Stay away from gossip. You do not have the time for gossip. When you find time to pass on comments or a judgmental opinion on others, let me know and I can help you join a sport or an activity. Remember that the longest rod that you can place is a room is longer than its longest wall. You should never have time for gossip. I will postpone reading my business emails to help you stay away from gossip. You have got better things to do.

Write

Learn to write. Write well. Writing is the most important skill you should have since the next decade will be all about stories and contexts. I want you to be good at crafting stories.

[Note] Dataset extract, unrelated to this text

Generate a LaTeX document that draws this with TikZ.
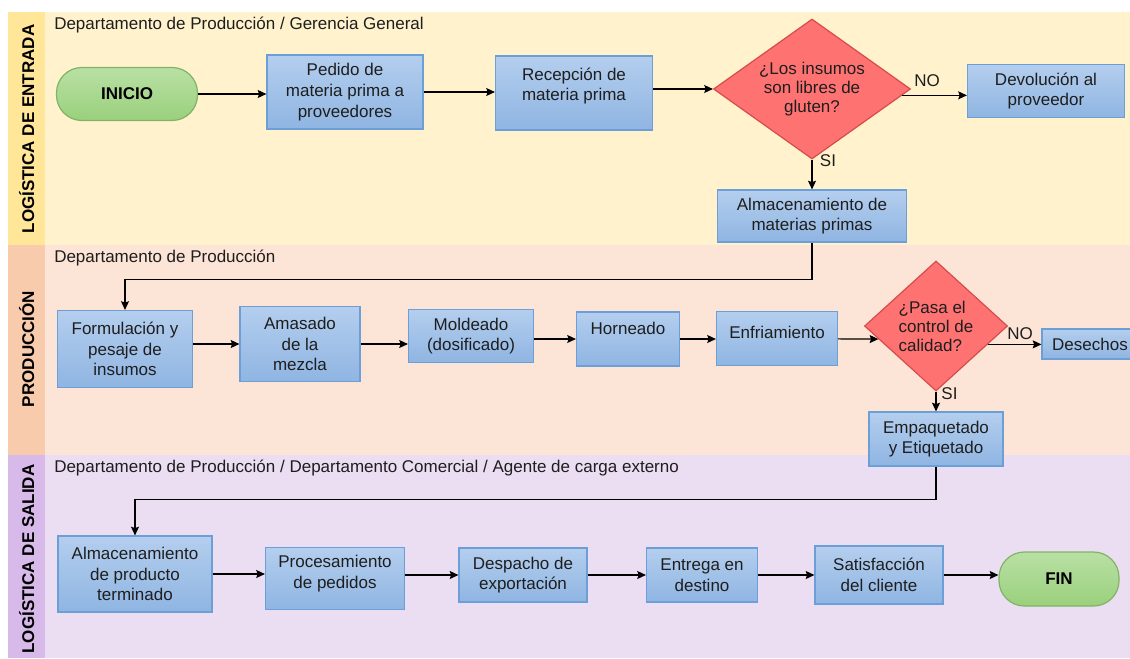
\documentclass[tikz,border=0pt]{standalone}
\usepackage{fontspec}
\setmainfont{Liberation Sans}
\usetikzlibrary{shapes.geometric,arrows.meta,calc}
\definecolor{franja1}{RGB}{255,230,153}
\definecolor{fondo1}{RGB}{255,242,204}
\definecolor{franja2}{RGB}{248,203,173}
\definecolor{fondo2}{RGB}{252,228,214}
\definecolor{franja3}{RGB}{216,186,234}
\definecolor{fondo3}{RGB}{235,222,243}
\definecolor{azularriba}{RGB}{180,206,238}
\definecolor{azulabajo}{RGB}{143,181,226}
\definecolor{azulborde}{RGB}{108,158,216}
\definecolor{verdearriba}{RGB}{185,224,165}
\definecolor{verdeabajo}{RGB}{154,208,124}
\definecolor{verdeborde}{RGB}{130,179,102}
\definecolor{rojo}{RGB}{255,114,114}
\definecolor{rojoborde}{RGB}{214,76,76}
\definecolor{texto}{RGB}{30,30,30}
\tikzstyle{proceso}=[rectangle, draw=azulborde, line width=0.9pt, top color=azularriba, bottom color=azulabajo, align=center, text=texto, inner sep=2pt, font=\fontsize{12.75pt}{15.5pt}\selectfont]
\tikzstyle{terminal}=[rectangle, rounded corners=19pt, draw=verdeborde, line width=0.9pt, top color=verdearriba, bottom color=verdeabajo, text=black, font=\fontsize{12.75pt}{15.5pt}\selectfont\bfseries, minimum width=105.75pt, minimum height=39.75pt]
\tikzstyle{decision}=[diamond, draw=rojoborde, line width=0.9pt, fill=rojo, inner sep=0pt, align=center, text=texto, font=\fontsize{12.75pt}{14.25pt}\selectfont]
\tikzstyle{titulo}=[rotate=90, font=\fontsize{12.75pt}{15pt}\selectfont\bfseries, text height=9pt, text depth=0pt, inner sep=0pt]
\tikzstyle{area}=[anchor=base west, inner sep=0pt, text=texto, font=\fontsize{12.75pt}{15pt}\selectfont]
\tikzstyle{rama}=[inner sep=0pt, text=texto, font=\fontsize{12.75pt}{15pt}\selectfont]
\tikzstyle{flecha}=[line width=0.9pt, -{Stealth[length=6.5pt, width=6pt, inset=1pt]}]

\begin{document}
\begin{tikzpicture}[x=0.75pt, y=-0.75pt]
    \useasboundingbox (0,0) rectangle (1130,658);
    % carriles
    \fill[fondo1] (45,12) rectangle (1130,245);
    \fill[franja1] (8,12) rectangle (45,245);
    \fill[fondo2] (45,245) rectangle (1130,455);
    \fill[franja2] (8,245) rectangle (45,455);
    \fill[fondo3] (45,455) rectangle (1130,658);
    \fill[franja3] (8,455) rectangle (45,658);
    \node[titulo] (t1) at (28,129) {LOGÍSTICA DE ENTRADA};
    \node[titulo] (t2) at (28,349) {PRODUCCIÓN};
    \node[titulo] (t3) at (28,559) {LOGÍSTICA DE SALIDA};
    \node[area] (a1) at (54,29) {Departamento de Producción / Gerencia General};
    \node[area] (a2) at (54,262) {Departamento de Producción};
    \node[area] (a3) at (54,472) {Departamento de Producción / Departamento Comercial / Agente de carga externo};

    % logistica de entrada
    \node[terminal] (inicio) at (127,94) {INICIO};
    \node[proceso, minimum width=117pt, minimum height=55.5pt] (pedido) at (345,92) {Pedido de\\materia prima a\\proveedores};
    \node[proceso, minimum width=117.75pt, minimum height=55.5pt, text depth=13.2pt] (recep) at (574,93) {Recepción de\\materia prima};
    \node[decision, aspect=1.4, minimum width=147.75pt, minimum height=105pt] (dia1) at (812,89) {¿Los insumos\\son libres de\\gluten?};
    \node[proceso, minimum width=117.75pt, minimum height=39.75pt] (devol) at (1046,91) {Devolución al\\proveedor};
    \node[proceso, minimum width=141.75pt, minimum height=39pt] (almmp) at (812,216) {Almacenamiento de\\materias primas};
    \coordinate (dno) at ($(dia1.east)!0.09!(dia1.south)$);
    \node[rama] (no1) at (927,81) {NO};
    \node[rama] (si1) at (828,161) {SI};

    % produccion
    \node[proceso, minimum width=101.25pt, minimum height=57.75pt] (formul) at (125,349) {Formulación y\\pesaje de\\insumos};
    \node[proceso, minimum width=90pt, minimum height=56.25pt] (amasado) at (300,344) {Amasado\\de la\\mezcla};
    \node[proceso, minimum width=93.75pt, minimum height=39.75pt] (moldeado) at (471,336) {Moldeado\\(dosificado)};
    \node[proceso, minimum width=77.25pt, minimum height=40.5pt, text depth=16.5pt] (horneado) at (628,339) {Horneado};
    \node[proceso, minimum width=90.75pt, minimum height=40.5pt, text depth=9pt] (enfriam) at (777,338.5) {Enfriamiento};
    \node[decision, aspect=1.1, align=left, minimum width=107.25pt, minimum height=97.5pt] (dia2) at (936,326) {¿Pasa el\\control de\\calidad?};
    \node[proceso, minimum width=72pt, minimum height=22.5pt] (desechos) at (1090,344) {Desechos};
    \node[proceso, minimum width=100.5pt, minimum height=40.5pt] (empaq) at (936,439) {Empaquetado\\y Etiquetado};
    \coordinate (dentra) at ($(dia2.west)!0.2!(dia2.south)$);
    \coordinate (dno2) at ($(dia2.east)!0.28!(dia2.south)$);
    \node[rama] (no2) at (1020,333.5) {NO};
    \node[rama] (si2) at (949.5,394) {SI};

    % logistica de salida
    \node[proceso, minimum width=115.5pt, minimum height=57pt] (almpt) at (135,574) {Almacenamiento\\de producto\\terminado};
    \node[proceso, minimum width=104.25pt, minimum height=46.5pt, text depth=10.2pt] (proces) at (335,578.5) {Procesamiento\\de pedidos};
    \node[proceso, minimum width=96pt, minimum height=40.5pt] (despacho) at (523,575) {Despacho de\\exportación};
    \node[proceso, minimum width=83.25pt, minimum height=40.5pt] (entrega) at (702,575) {Entrega en\\destino};
    \node[proceso, minimum width=96pt, minimum height=43.5pt] (satisf) at (879,575) {Satisfacción\\del cliente};
    \node[terminal, minimum width=90pt, minimum height=40.5pt] (fin) at (1059,579) {FIN};

    \draw[flecha] (inicio) -- (inicio -| pedido.west);
    \draw[flecha] (pedido) -- (pedido -| recep.west);
    \draw[flecha] (recep.east |- dia1) -- (dia1.west);
    \draw[flecha] (dno) -- (dno -| devol.west);
    \draw[flecha] (dia1) -- (almmp);
    \draw[flecha] (almmp.south) -- ++(0,37) -| (formul);
    \draw[flecha] (formul.east |- amasado) -- (amasado.west);
    \draw[flecha] (amasado) -- (amasado -| moldeado.west);
    \draw[flecha] (moldeado.east |- horneado) -- (horneado.west);
    \draw[flecha] (horneado) -- (horneado -| enfriam.west);
    \draw[flecha] (enfriam) -- (dentra);
    \draw[flecha] (dno2) -- (dno2 -| desechos.west);
    \draw[flecha] (dia2) -- (empaq);
    \draw[flecha] (empaq.south) -- ++(0,33) -| (almpt);
    \draw[flecha] (almpt) -- (almpt -| proces.west);
    \draw[flecha] (proces.east |- despacho) -- (despacho.west);
    \draw[flecha] (despacho) -- (despacho -| entrega.west);
    \draw[flecha] (entrega) -- (entrega -| satisf.west);
    \draw[flecha] (satisf) -- (satisf -| fin.west);
\end{tikzpicture}
\end{document}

I know you love telling stories. I know you won a competition in telling a story [2] but now it is time to learn to write well. In writing too, learn to visualize, to dream plots, to form characters, and to join the strings. If you know how to craft stories, many a battles begin on a positive note.

Humor

Humor helps. Humor is like nutrition to a busy mind. It is not a substitute but it acts as a useful filler. Timely humor gives you athleticism and it keeps others interested. Humor adds spice without causing acidity. To the people whom you love, make them laugh. At five, conversations are rarely intense. So keep your tone light with a measured touch of humor.

The Method

Not everything is science but there is certainly a method for how you should respond to certain situations, and to everything around you that you see, feel, sense, or touch.

You listen to me even though you have the choice to not to listen to me. I love it when you put your dishes back, tidy up your room, and pack your school bag. This is appreciated but it may not be good enough. The world tests your mettle and you should be up to the task. Here is a recap of this stream in fewest words that you can even tweet.

Be fearless. Watch your words. Don’t compete. Write. Be a gentleman. No gossip. #lettertoson #fatherandson #fatherhood @vingar

Happy Birthday Naman.

Saturday. August 08.

You can reply to me on that Saturday. August 08. When you will be ten. That day, you should be good enough to share the gains, takeaways, and falterings. I would wait for you at the table.